(AIM OF THE TASK) Return the material word for word. Do not include the pictures.

== DATASET EXCERPT

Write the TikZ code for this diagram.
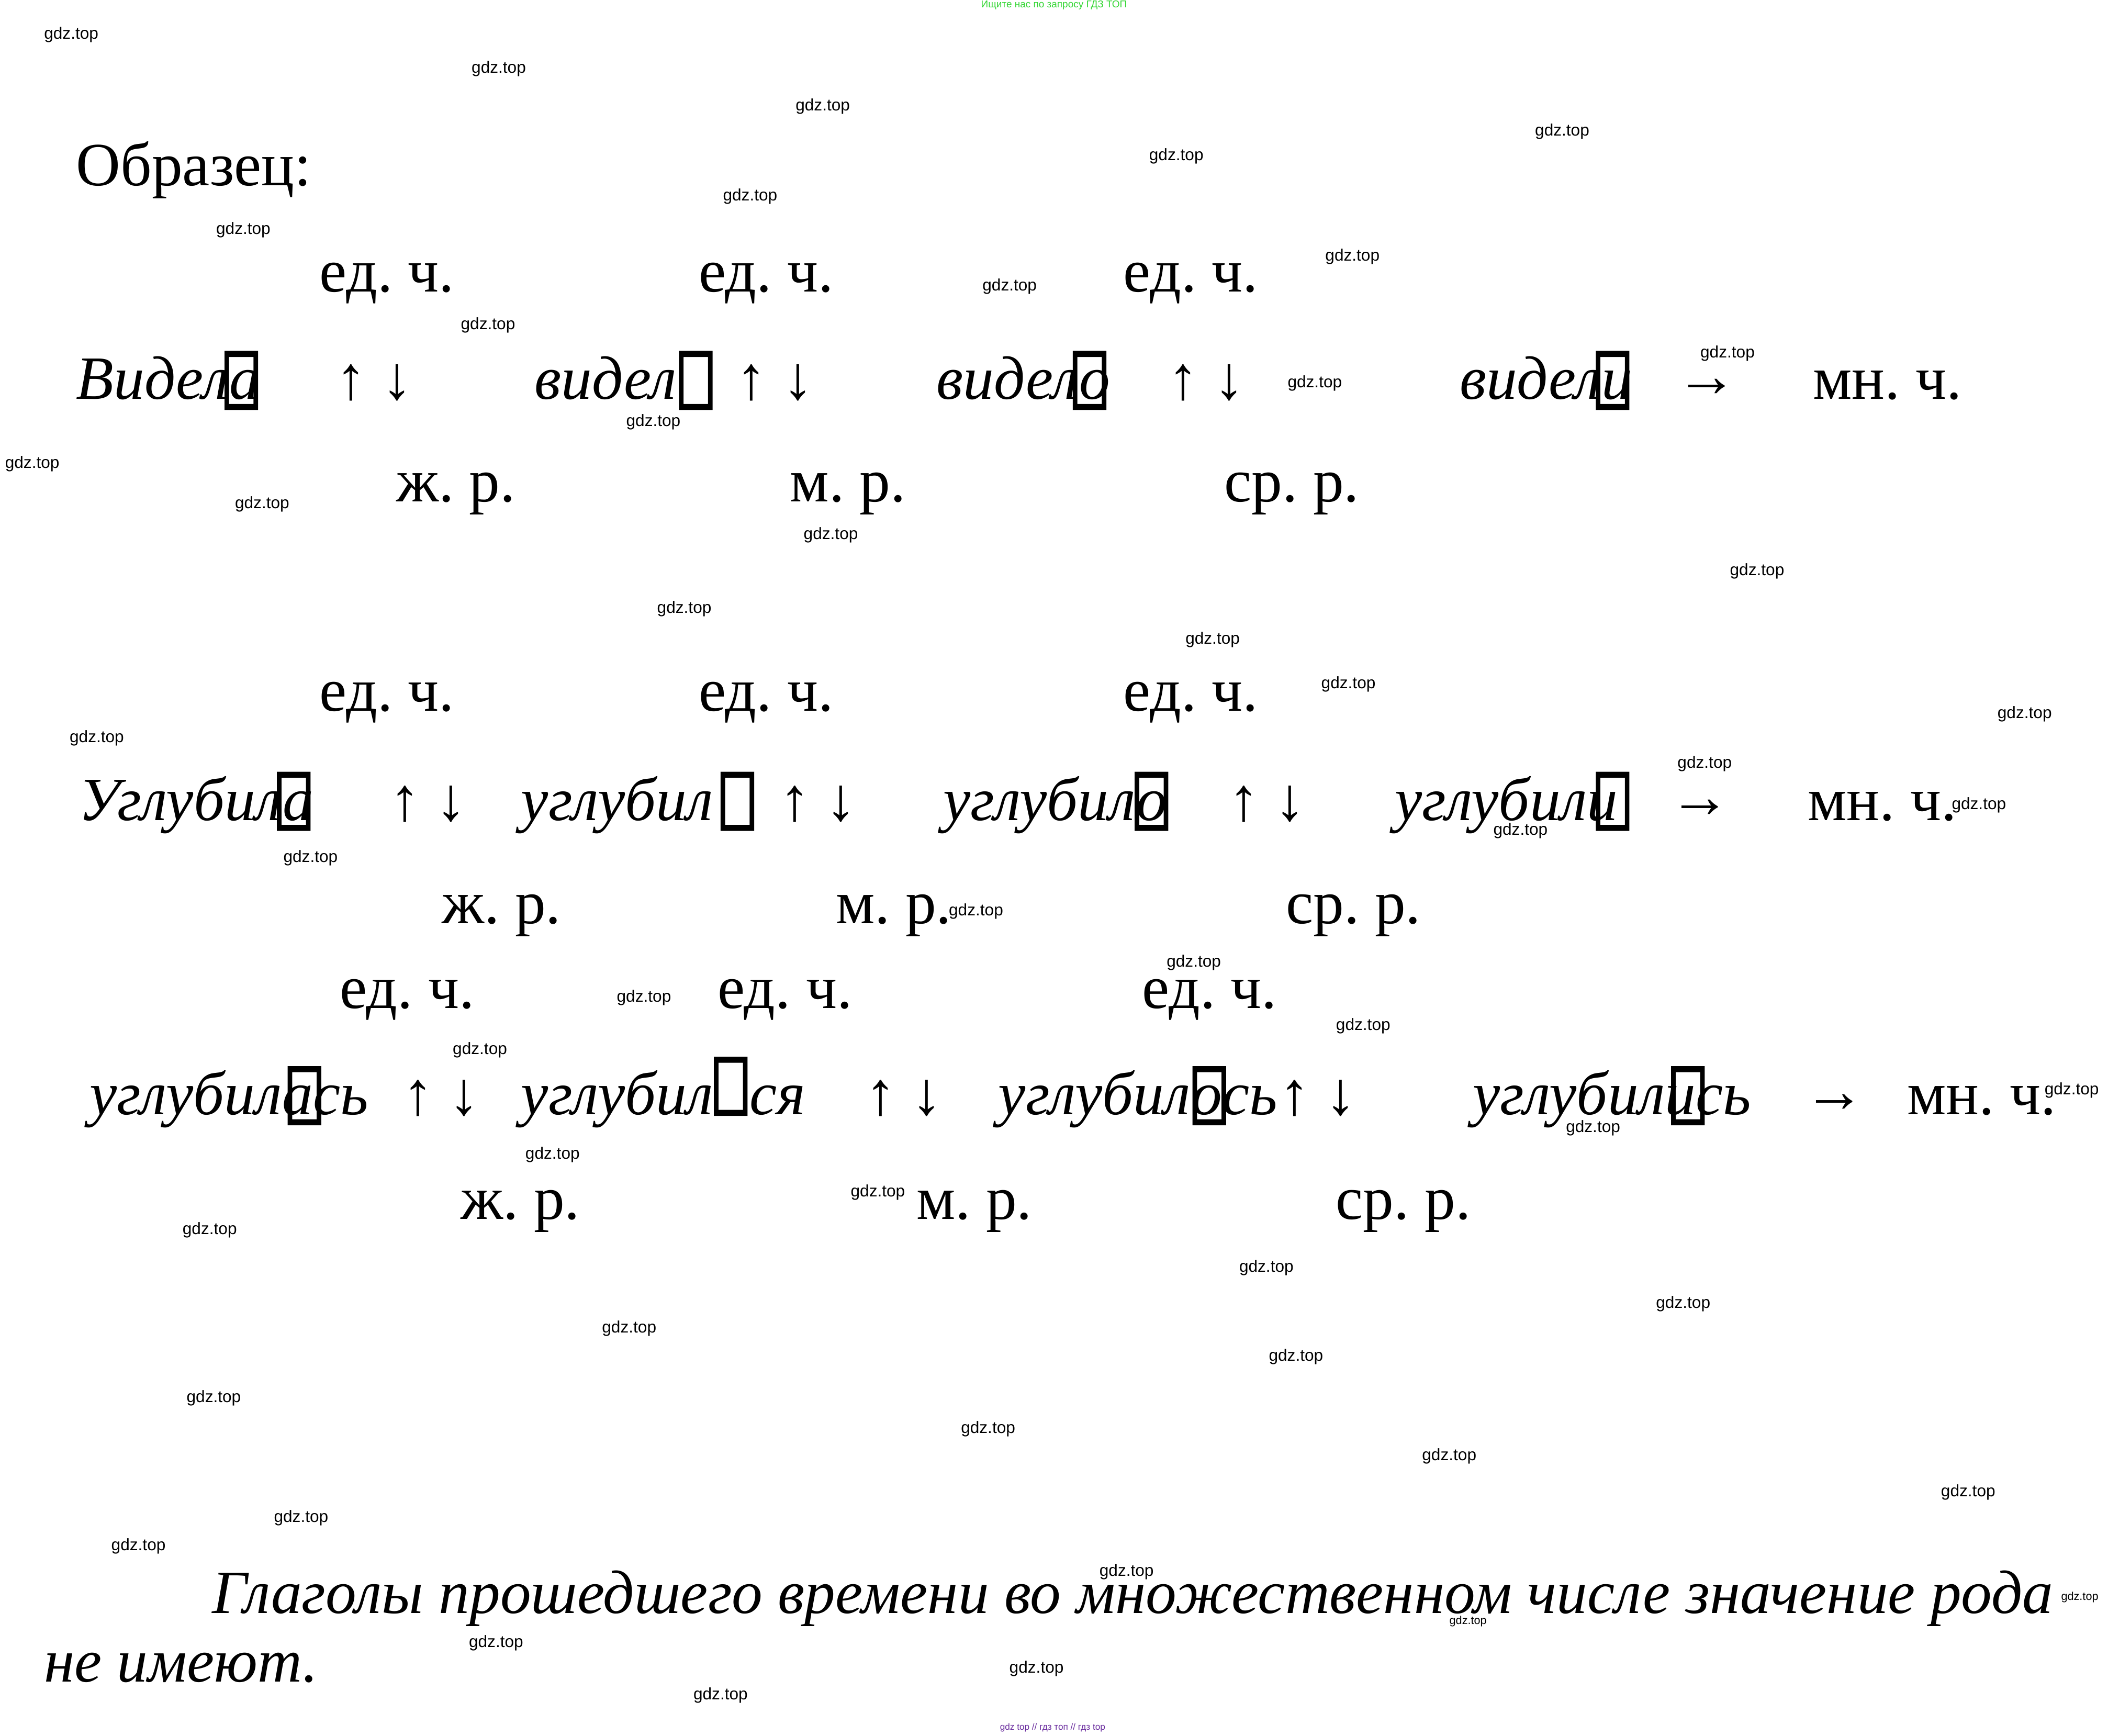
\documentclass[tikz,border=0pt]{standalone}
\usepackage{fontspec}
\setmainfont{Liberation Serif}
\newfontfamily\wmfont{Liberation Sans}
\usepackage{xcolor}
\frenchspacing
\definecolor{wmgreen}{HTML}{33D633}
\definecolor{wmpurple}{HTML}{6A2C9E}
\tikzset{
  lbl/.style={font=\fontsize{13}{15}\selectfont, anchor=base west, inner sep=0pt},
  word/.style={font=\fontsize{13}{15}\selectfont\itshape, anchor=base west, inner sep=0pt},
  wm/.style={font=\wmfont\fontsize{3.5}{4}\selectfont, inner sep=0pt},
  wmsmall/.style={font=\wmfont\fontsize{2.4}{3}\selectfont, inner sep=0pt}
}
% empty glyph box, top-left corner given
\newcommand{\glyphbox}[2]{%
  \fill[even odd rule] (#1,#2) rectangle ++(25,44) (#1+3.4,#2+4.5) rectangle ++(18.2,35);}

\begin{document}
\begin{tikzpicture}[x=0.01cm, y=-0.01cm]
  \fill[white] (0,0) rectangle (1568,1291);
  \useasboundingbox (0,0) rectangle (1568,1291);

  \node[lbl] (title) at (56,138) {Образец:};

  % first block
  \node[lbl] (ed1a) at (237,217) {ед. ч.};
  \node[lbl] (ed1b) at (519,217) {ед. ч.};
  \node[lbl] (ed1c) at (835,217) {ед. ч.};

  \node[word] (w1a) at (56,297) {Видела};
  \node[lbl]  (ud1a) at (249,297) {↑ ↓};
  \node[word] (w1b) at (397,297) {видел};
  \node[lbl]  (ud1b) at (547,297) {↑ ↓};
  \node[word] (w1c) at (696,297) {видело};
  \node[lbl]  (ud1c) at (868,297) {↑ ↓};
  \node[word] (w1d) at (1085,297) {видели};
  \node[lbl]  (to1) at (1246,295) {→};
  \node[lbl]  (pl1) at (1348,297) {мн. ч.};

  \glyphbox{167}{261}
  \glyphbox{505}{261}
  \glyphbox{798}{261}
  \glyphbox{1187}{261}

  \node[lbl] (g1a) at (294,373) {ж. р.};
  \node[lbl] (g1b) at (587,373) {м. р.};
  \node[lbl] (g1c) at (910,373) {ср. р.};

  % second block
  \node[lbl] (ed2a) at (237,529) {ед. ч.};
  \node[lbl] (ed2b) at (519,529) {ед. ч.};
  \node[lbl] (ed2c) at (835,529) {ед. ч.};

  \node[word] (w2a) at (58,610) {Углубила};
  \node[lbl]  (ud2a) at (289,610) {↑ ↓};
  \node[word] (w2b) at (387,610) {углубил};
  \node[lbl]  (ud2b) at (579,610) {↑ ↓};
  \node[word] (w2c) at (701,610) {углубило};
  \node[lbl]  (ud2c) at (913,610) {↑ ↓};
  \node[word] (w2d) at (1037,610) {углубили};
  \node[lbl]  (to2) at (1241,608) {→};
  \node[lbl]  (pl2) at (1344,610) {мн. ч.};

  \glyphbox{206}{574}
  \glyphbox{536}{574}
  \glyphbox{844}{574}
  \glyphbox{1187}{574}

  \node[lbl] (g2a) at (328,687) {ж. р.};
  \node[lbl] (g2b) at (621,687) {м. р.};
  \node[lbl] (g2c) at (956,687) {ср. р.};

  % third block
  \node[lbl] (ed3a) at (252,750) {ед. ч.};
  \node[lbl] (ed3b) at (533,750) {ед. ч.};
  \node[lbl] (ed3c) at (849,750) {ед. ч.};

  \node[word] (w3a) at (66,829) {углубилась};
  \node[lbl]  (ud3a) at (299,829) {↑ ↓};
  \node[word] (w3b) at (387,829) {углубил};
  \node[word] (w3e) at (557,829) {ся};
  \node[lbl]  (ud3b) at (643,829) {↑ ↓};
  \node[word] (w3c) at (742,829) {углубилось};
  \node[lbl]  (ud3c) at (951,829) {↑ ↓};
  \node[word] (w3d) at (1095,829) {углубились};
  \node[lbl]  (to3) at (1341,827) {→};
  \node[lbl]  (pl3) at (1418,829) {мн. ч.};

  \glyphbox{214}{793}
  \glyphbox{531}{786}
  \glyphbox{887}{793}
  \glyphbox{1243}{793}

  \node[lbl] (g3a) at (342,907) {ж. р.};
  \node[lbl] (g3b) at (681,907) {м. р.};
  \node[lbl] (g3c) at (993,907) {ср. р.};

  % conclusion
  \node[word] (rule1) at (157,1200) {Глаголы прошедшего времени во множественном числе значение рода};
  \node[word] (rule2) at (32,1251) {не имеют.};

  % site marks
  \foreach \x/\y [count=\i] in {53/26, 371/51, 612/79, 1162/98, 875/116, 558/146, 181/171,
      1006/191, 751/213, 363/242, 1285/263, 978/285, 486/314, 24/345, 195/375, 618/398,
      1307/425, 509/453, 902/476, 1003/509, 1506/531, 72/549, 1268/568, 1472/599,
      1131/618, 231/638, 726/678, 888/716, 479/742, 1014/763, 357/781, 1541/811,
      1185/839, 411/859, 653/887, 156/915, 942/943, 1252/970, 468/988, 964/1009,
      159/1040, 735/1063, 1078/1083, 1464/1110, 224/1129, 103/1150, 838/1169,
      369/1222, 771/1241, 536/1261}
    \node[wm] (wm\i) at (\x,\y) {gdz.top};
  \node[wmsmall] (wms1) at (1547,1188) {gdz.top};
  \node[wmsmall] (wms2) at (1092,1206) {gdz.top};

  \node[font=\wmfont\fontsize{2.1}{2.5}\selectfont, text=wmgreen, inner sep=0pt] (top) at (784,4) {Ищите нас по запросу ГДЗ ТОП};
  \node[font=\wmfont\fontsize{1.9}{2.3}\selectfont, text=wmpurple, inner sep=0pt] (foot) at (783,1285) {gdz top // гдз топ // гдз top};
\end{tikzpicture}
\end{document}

====

(RESPONSE TO THE TASK)
Write the TikZ code for this diagram.
\documentclass[tikz,border=0pt]{standalone}
\usepackage{fontspec}
\setmainfont{Liberation Serif}
\newfontfamily\wmfont{Liberation Sans}
\usepackage{xcolor}
\frenchspacing
\definecolor{wmgreen}{HTML}{33D633}
\definecolor{wmpurple}{HTML}{6A2C9E}
\tikzset{
  lbl/.style={font=\fontsize{13}{15}\selectfont, anchor=base west, inner sep=0pt},
  word/.style={font=\fontsize{13}{15}\selectfont\itshape, anchor=base west, inner sep=0pt},
  wm/.style={font=\wmfont\fontsize{3.5}{4}\selectfont, inner sep=0pt},
  wmsmall/.style={font=\wmfont\fontsize{2.4}{3}\selectfont, inner sep=0pt}
}
% empty glyph box, top-left corner given
\newcommand{\glyphbox}[2]{%
  \fill[even odd rule] (#1,#2) rectangle ++(25,44) (#1+3.4,#2+4.5) rectangle ++(18.2,35);}

\begin{document}
\begin{tikzpicture}[x=0.01cm, y=-0.01cm]
  \fill[white] (0,0) rectangle (1568,1291);
  \useasboundingbox (0,0) rectangle (1568,1291);

  \node[lbl] (title) at (56,138) {Образец:};

  % first block
  \node[lbl] (ed1a) at (237,217) {ед. ч.};
  \node[lbl] (ed1b) at (519,217) {ед. ч.};
  \node[lbl] (ed1c) at (835,217) {ед. ч.};

  \node[word] (w1a) at (56,297) {Видела};
  \node[lbl]  (ud1a) at (249,297) {↑ ↓};
  \node[word] (w1b) at (397,297) {видел};
  \node[lbl]  (ud1b) at (547,297) {↑ ↓};
  \node[word] (w1c) at (696,297) {видело};
  \node[lbl]  (ud1c) at (868,297) {↑ ↓};
  \node[word] (w1d) at (1085,297) {видели};
  \node[lbl]  (to1) at (1246,295) {→};
  \node[lbl]  (pl1) at (1348,297) {мн. ч.};

  \glyphbox{167}{261}
  \glyphbox{505}{261}
  \glyphbox{798}{261}
  \glyphbox{1187}{261}

  \node[lbl] (g1a) at (294,373) {ж. р.};
  \node[lbl] (g1b) at (587,373) {м. р.};
  \node[lbl] (g1c) at (910,373) {ср. р.};

  % second block
  \node[lbl] (ed2a) at (237,529) {ед. ч.};
  \node[lbl] (ed2b) at (519,529) {ед. ч.};
  \node[lbl] (ed2c) at (835,529) {ед. ч.};

  \node[word] (w2a) at (58,610) {Углубила};
  \node[lbl]  (ud2a) at (289,610) {↑ ↓};
  \node[word] (w2b) at (387,610) {углубил};
  \node[lbl]  (ud2b) at (579,610) {↑ ↓};
  \node[word] (w2c) at (701,610) {углубило};
  \node[lbl]  (ud2c) at (913,610) {↑ ↓};
  \node[word] (w2d) at (1037,610) {углубили};
  \node[lbl]  (to2) at (1241,608) {→};
  \node[lbl]  (pl2) at (1344,610) {мн. ч.};

  \glyphbox{206}{574}
  \glyphbox{536}{574}
  \glyphbox{844}{574}
  \glyphbox{1187}{574}

  \node[lbl] (g2a) at (328,687) {ж. р.};
  \node[lbl] (g2b) at (621,687) {м. р.};
  \node[lbl] (g2c) at (956,687) {ср. р.};

  % third block
  \node[lbl] (ed3a) at (252,750) {ед. ч.};
  \node[lbl] (ed3b) at (533,750) {ед. ч.};
  \node[lbl] (ed3c) at (849,750) {ед. ч.};

  \node[word] (w3a) at (66,829) {углубилась};
  \node[lbl]  (ud3a) at (299,829) {↑ ↓};
  \node[word] (w3b) at (387,829) {углубил};
  \node[word] (w3e) at (557,829) {ся};
  \node[lbl]  (ud3b) at (643,829) {↑ ↓};
  \node[word] (w3c) at (742,829) {углубилось};
  \node[lbl]  (ud3c) at (951,829) {↑ ↓};
  \node[word] (w3d) at (1095,829) {углубились};
  \node[lbl]  (to3) at (1341,827) {→};
  \node[lbl]  (pl3) at (1418,829) {мн. ч.};

  \glyphbox{214}{793}
  \glyphbox{531}{786}
  \glyphbox{887}{793}
  \glyphbox{1243}{793}

  \node[lbl] (g3a) at (342,907) {ж. р.};
  \node[lbl] (g3b) at (681,907) {м. р.};
  \node[lbl] (g3c) at (993,907) {ср. р.};

  % conclusion
  \node[word] (rule1) at (157,1200) {Глаголы прошедшего времени во множественном числе значение рода};
  \node[word] (rule2) at (32,1251) {не имеют.};

  % site marks
  \foreach \x/\y [count=\i] in {53/26, 371/51, 612/79, 1162/98, 875/116, 558/146, 181/171,
      1006/191, 751/213, 363/242, 1285/263, 978/285, 486/314, 24/345, 195/375, 618/398,
      1307/425, 509/453, 902/476, 1003/509, 1506/531, 72/549, 1268/568, 1472/599,
      1131/618, 231/638, 726/678, 888/716, 479/742, 1014/763, 357/781, 1541/811,
      1185/839, 411/859, 653/887, 156/915, 942/943, 1252/970, 468/988, 964/1009,
      159/1040, 735/1063, 1078/1083, 1464/1110, 224/1129, 103/1150, 838/1169,
      369/1222, 771/1241, 536/1261}
    \node[wm] (wm\i) at (\x,\y) {gdz.top};
  \node[wmsmall] (wms1) at (1547,1188) {gdz.top};
  \node[wmsmall] (wms2) at (1092,1206) {gdz.top};

  \node[font=\wmfont\fontsize{2.1}{2.5}\selectfont, text=wmgreen, inner sep=0pt] (top) at (784,4) {Ищите нас по запросу ГДЗ ТОП};
  \node[font=\wmfont\fontsize{1.9}{2.3}\selectfont, text=wmpurple, inner sep=0pt] (foot) at (783,1285) {gdz top // гдз топ // гдз top};
\end{tikzpicture}
\end{document}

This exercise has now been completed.